As for China, Trump has expressed his admiration for Xi Jinping almost as often as he has fawned over Putin. He looks as if he wants to strike a deal with China’s strongman leader. So it seems entirely likely that Trump will eventually betray Taiwan just as surely as he has betrayed Ukraine.

The rumour mill in Washington is already buzzing with talk that the US will threaten to impose tariffs on Taiwan unless it agrees to sell a significant chunk of TSMC, the world-leading semiconductor company, to an American buyer. If the US can reduce its reliance on Taiwanese semiconductors, then the way would be open for America to abandon Taiwan.

A world in which Russia, China and the US are all hostile to liberal democracy is undeniably intimidating for Europeans. But while there is cause for alarm, there is no need for despair. European countries still have formidable resources with which to protect themselves — and are beginning to recognise reality and respond to it.

Friedrich Merz, who is poised to become Germany’s new chancellor after Sunday’s Bundestag elections, recently said: “We must prepare for the possibility that Donald Trump will no longer uphold Nato’s mutual defence commitment unconditionally.” Merz broke another taboo by suggesting Germany should talk to France and Britain about “nuclear sharing” — so that Germans are no longer dependent on the American nuclear weapons umbrella.

Europe’s weaknesses are well known: slow growth, high debts, small militaries, a slow-moving EU — and the rise of extremist parties that look to Putin and Trump.

But a united Europe also has formidable strengths that it needs to remember and call upon. The EU and the UK, put together, have an economy about 12 times the size of Russia’s. The EU is the world’s largest exporter of manufactured goods and services, and is a considerably larger trading power than the US.

Europe produces world-leading science. It has a strong industrial base. The fact that European countries follow the rule of law is crucial for business and will draw in investment, as the Trump administration’s contempt for the law becomes ever clearer.

Rapidly increased defence spending on a pan-European basis is entirely achievable. Co-operation between Britain, France and Germany is intensifying and can complement the slower-moving EU.

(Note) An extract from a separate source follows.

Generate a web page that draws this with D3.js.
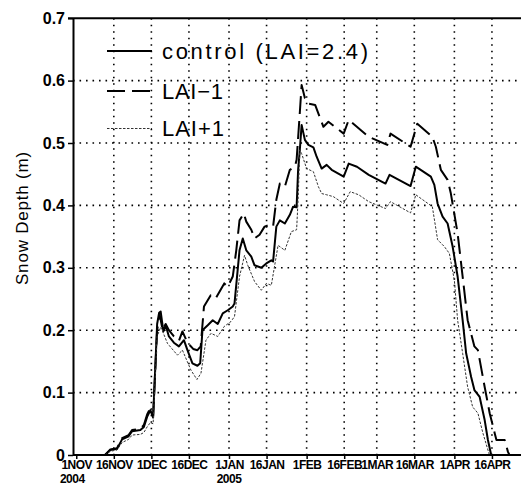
<html>
<head>
<script src="https://d3js.org/d3.v7.min.js"></script>
<style>
body{margin:0;background:#fff;}
svg{display:block;background:#fff;}
</style>
</head>
<body>
<svg id="svg" width="521" height="485"></svg>
<script>
// days since 1 Nov 2004
var ctrlDays = [11.5,13.6,16.3,18.3,20.9,22.3,25.6,27,28.3,29.6,30.7,32.3,33.1,33.7,34.8,35.7,37,39,41,43,44.4,46.4,48.4,49.5,50.4,52.5,54.5,56.5,58.5,60.5,62.5,63.2,65.2,66.5,67.9,69.9,71.2,73.9,75.9,77.9,78.6,79.9,81.3,83.3,85.3,86.6,88,88.6,89.3,90,91.3,92.7,94.7,96,98,100,102,106.8,108.8,112.1,116.8,123.5,125.1,133.5,135.6,138.3,141.6,143,144.3,146.3,148.3,150.3,152.3,154.3,155.7,157.7,159,161.1,163.1,164.4,165.7];
var ctrlDepth = [0,0.008,0.01,0.025,0.03,0.038,0.04,0.045,0.061,0.072,0.06,0.21,0.228,0.23,0.198,0.208,0.19,0.18,0.174,0.184,0.168,0.147,0.143,0.147,0.2,0.208,0.216,0.21,0.227,0.232,0.238,0.243,0.328,0.347,0.328,0.318,0.304,0.3,0.307,0.312,0.31,0.366,0.376,0.371,0.385,0.398,0.397,0.457,0.49,0.529,0.505,0.497,0.493,0.478,0.459,0.465,0.457,0.446,0.467,0.462,0.449,0.435,0.449,0.431,0.462,0.455,0.446,0.433,0.403,0.382,0.371,0.334,0.286,0.216,0.163,0.125,0.104,0.093,0.056,0.024,0];

var minusDays = [11.5,13.6,16.3,18.3,20.9,22.3,25.6,27,28.3,29.6,30.7,32.3,33.3,34.5,35.7,37,39,41,42.4,44.4,46.7,48.4,49.7,51,53.7,55.7,59.1,60.5,62.5,63.9,65.2,66.9,67.9,69.9,71.2,73.2,75.2,77.2,78.6,79.9,81.3,83.3,85.3,87.3,88,89.3,90,91.3,92.7,95.4,98.7,100.7,106.8,108.8,116.8,124.2,125.5,133.5,136.2,142.2,143.6,145.6,148.3,149.6,152.3,154.3,156.3,159,160.4,163.1,165.1,167.1,167.8,171.1,172.4,173];
var minusDepth = [0,0.009,0.011,0.027,0.032,0.04,0.042,0.048,0.065,0.075,0.063,0.2,0.225,0.2,0.21,0.2,0.19,0.183,0.198,0.18,0.17,0.168,0.174,0.238,0.256,0.251,0.275,0.27,0.286,0.328,0.376,0.387,0.374,0.361,0.347,0.353,0.366,0.369,0.366,0.409,0.435,0.43,0.457,0.462,0.473,0.55,0.593,0.572,0.563,0.561,0.526,0.534,0.515,0.537,0.51,0.497,0.515,0.494,0.531,0.51,0.494,0.457,0.441,0.419,0.355,0.286,0.216,0.174,0.168,0.109,0.067,0.035,0.024,0.024,0.005,0];

var plusDays = [11.5,13.6,16.3,18.3,20.9,22.3,25.6,27,28.3,29.6,30.7,32.3,33.7,34.3,36.4,40.4,42.4,45.8,48.2,49.8,51.8,53.8,56.5,59.1,61.8,63.2,65.2,67.2,68.5,71.2,73.9,75.9,77.9,80.6,83.3,85.9,88,88.6,89.3,90,92,94.7,96.7,98,100,102.7,106.8,109.4,112.8,116.8,123.5,125.5,133.5,135.6,142.2,144.3,147,149,151,152.3,154.3,156.3,158.3,160.4,162.4,164.4,165];
var plusDepth = [0,0.006,0.008,0.02,0.025,0.032,0.033,0.036,0.045,0.052,0.05,0.19,0.205,0.2,0.179,0.16,0.168,0.136,0.121,0.131,0.184,0.195,0.19,0.206,0.214,0.222,0.286,0.32,0.304,0.278,0.264,0.275,0.272,0.336,0.328,0.358,0.361,0.41,0.489,0.483,0.459,0.454,0.43,0.419,0.417,0.414,0.403,0.422,0.417,0.406,0.395,0.406,0.388,0.417,0.398,0.345,0.334,0.323,0.28,0.216,0.163,0.109,0.077,0.067,0.035,0.008,0];

var tickDays = [0,15,30,45,61,76,92,107,120,135,151,166];
var depthTicks = [0,0.1,0.2,0.3,0.4,0.5,0.6,0.7];
var legendLabels = ["control  (LAI=2.4)", "LAI\u22121", "LAI+1"];

var svg = d3.select("svg");
var width = +svg.attr("width");
var height = +svg.attr("height");

var base = Date.UTC(2004,10,1);
function toDate(d){ return new Date(base + d*864e5); }

var x = d3.scaleUtc().domain([toDate(-1.3), toDate(181)]).range([73, 76.3+2.486*182.3]);
var y = d3.scaleLinear().domain([0,0.7]).range([455,18.2]);

var x0 = 73, xR = width;

// grid
var grid = svg.append("g").attr("stroke","#000").attr("stroke-width",1.6).attr("stroke-dasharray","1.6,4.9");
depthTicks.slice(1,7).forEach(function(v){
    grid.append("line").attr("x1",x0).attr("x2",xR).attr("y1",y(v)).attr("y2",y(v));
});
tickDays.slice(1).forEach(function(d){
    grid.append("line").attr("x1",x(toDate(d))).attr("x2",x(toDate(d))).attr("y1",y(0.7)).attr("y2",y(0));
});

// series
var series = [
    {days:ctrlDays, vals:ctrlDepth, width:2, dash:null, color:"#000"},
    {days:minusDays, vals:minusDepth, width:2, dash:"18,7", color:"#000"},
    {days:plusDays, vals:plusDepth, width:1, dash:"2.5,1.5", color:"#333"}
];
var line = d3.line().x(function(p){return x(toDate(p[0]));}).y(function(p){return y(p[1]);});
series.forEach(function(s){
    svg.append("path")
        .datum(d3.zip(s.days, s.vals))
        .attr("d", line)
        .attr("fill","none")
        .attr("stroke", s.color)
        .attr("stroke-width", s.width)
        .attr("stroke-linejoin","round")
        .attr("stroke-dasharray", s.dash);
});

// axes
var months = ["JAN","FEB","MAR","APR","MAY","JUN","JUL","AUG","SEP","OCT","NOV","DEC"];
var xAxis = d3.axisBottom(x)
    .tickValues(tickDays.map(toDate))
    .tickSize(4).tickSizeOuter(0)
    .tickFormat(function(d){ return d.getUTCDate() + months[d.getUTCMonth()]; });
var gx = svg.append("g").attr("transform","translate(0,"+y(0)+")").call(xAxis);
gx.select(".domain").attr("stroke-width",2).attr("d","M"+x0+",0H"+xR);
gx.selectAll(".tick line").attr("stroke-width",1.5);
gx.selectAll(".tick text").attr("font-family","Liberation Sans, Arial, sans-serif")
    .attr("font-size",12).attr("font-weight","bold").attr("letter-spacing",-0.5)
    .attr("y",5).attr("dy","0.71em");

// year labels
[[0,"2004"],[61,"2005"]].forEach(function(p){
    svg.append("text").attr("x",x(toDate(p[0]))-(p[0]===0?4:0)).attr("y",483)
        .attr("text-anchor","middle")
        .attr("font-family","Liberation Sans, Arial, sans-serif")
        .attr("font-size",12).attr("font-weight","bold").attr("letter-spacing",-0.5)
        .text(p[1]);
});

var yAxis = d3.axisLeft(y).tickValues(depthTicks).tickSize(5).tickSizeOuter(0)
    .tickFormat(function(d){ return d===0 ? "0" : d.toFixed(1); });
var gy = svg.append("g").attr("transform","translate("+x0+",0)").call(yAxis);
gy.select(".domain").attr("stroke-width",2);
gy.selectAll(".tick line").attr("stroke-width",1.5);
gy.selectAll(".tick text").attr("font-family","Liberation Sans, Arial, sans-serif")
    .attr("font-size",16).attr("font-weight","bold").attr("x",-8);

// top border
svg.append("line").attr("x1",x0-5).attr("x2",xR).attr("y1",y(0.7)).attr("y2",y(0.7))
    .attr("stroke","#000").attr("stroke-width",2);

// y title
svg.append("text")
    .attr("transform","translate(28,218) rotate(-90)")
    .attr("text-anchor","middle")
    .attr("font-family","Liberation Sans, Arial, sans-serif")
    .attr("font-size",17).attr("letter-spacing",0.8)
    .text("Snow Depth (m)");

// legend
var legY = [51, 91, 128.5];
var legW = [206, 61, 62];
var legend = svg.append("g");
legendLabels.forEach(function(lab,i){
    var s = series[i];
    legend.append("line").attr("x1",107).attr("x2",152).attr("y1",legY[i]).attr("y2",legY[i])
        .attr("stroke",s.color).attr("stroke-width",s.width).attr("stroke-dasharray",s.dash);
    legend.append("text").attr("x",162).attr("y",legY[i]+7.5)
        .attr("font-family","Liberation Sans, Arial, sans-serif")
        .attr("font-size",22)
        .attr("textLength",legW[i]).attr("lengthAdjust","spacing")
        .text(lab);
});
</script>
</body>
</html>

Europe feels dangerously isolated right now. But there is a network of advanced liberal democracies around the world that will want to work with Europe and the UK — including Japan, South Korea, Australia and Canada.

Europeans should also take heart from the thought that this dark period in the US will not last for ever. Liberal forces in the US are in retreat, but they have not disappeared. The recklessness and hubris of the Trump administration make it entirely possible that the Maga movement will blow up quite quickly.

The Europeans and their democratic allies around the world need to hold on — confident that in the end their values will prevail, as they have done in the past.

As Wilson put it in 1917: “We shall fight for the things which we have always carried nearest our hearts — for democracy, for the right of those who submit to authority to have a voice in their own governments, for the rights and liberties of small nations.”

America is on the wrong side of that fight for now. The EU and the UK can — and must — carry on the struggle.